Ben-Hur emphasized the importance of these improvements, saying: “Before banks can fully enter digital asset markets, they need to close key gaps in areas like KYC, AML, and internal controls. Addressing these gaps is essential for both regulatory compliance and long-term trust.”

While tokenization and stablecoins attract strong interest, many banks remain cautious about DeFi. Concepts like staking and automated market makers are viewed as complex and potentially risky under current regulatory standards.
Block described this cautious stance, noting: “There’s intrigue and optimism with tokenized assets, but caution and skepticism with decentralized finance.” Still, the PWG report marks a policy shift by treating DeFi as a legitimate area of financial innovation. It recommends that regulators tailor obligations to DeFi’s unique characteristics, rather than forcing it to conform to legacy rules.
Banaei said this inclusion of DeFi will accelerate competitive pressures. “Allowing DeFi into the regulatory perimeter will draw the power of FOMO among investment banks,” he said. “It will force institutions to evaluate where they should build, where they should buy, and where they should partner.”
This dynamic is already visible in the market. Mergers and acquisitions between banks and crypto-native firms are expected to accelerate, especially in custody, tokenization, and stablecoin infrastructure.
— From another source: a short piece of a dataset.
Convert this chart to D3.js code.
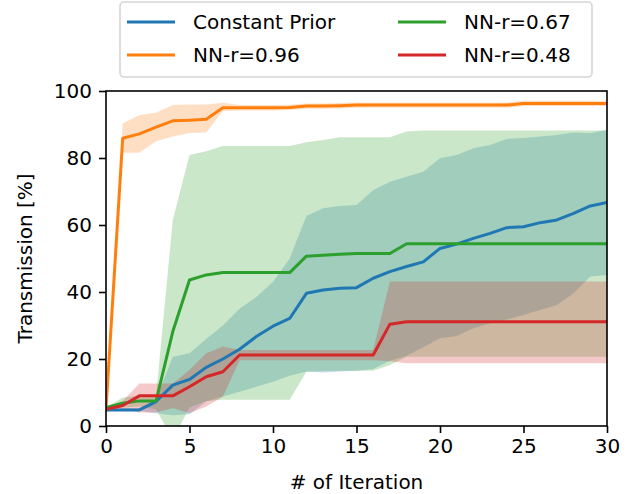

Ben-Hur said banks may find acquisitions faster than internal development to scale capabilities, while some crypto firms might acquire legacy players for licenses and market access.
Despite new competition, investment banks hold major advantages: regulatory experience, deep client relationships, and trusted custody infrastructure. Banaei said these strengths will only last if banks modernize. “Banks have an enormous advantage in already being the home for Americans’ deposits,” he said. “If they can harness stablecoins and on-chain market infrastructure to offer faster, cheaper, more transparent services, they can not only defend but grow their market share,” he concluded.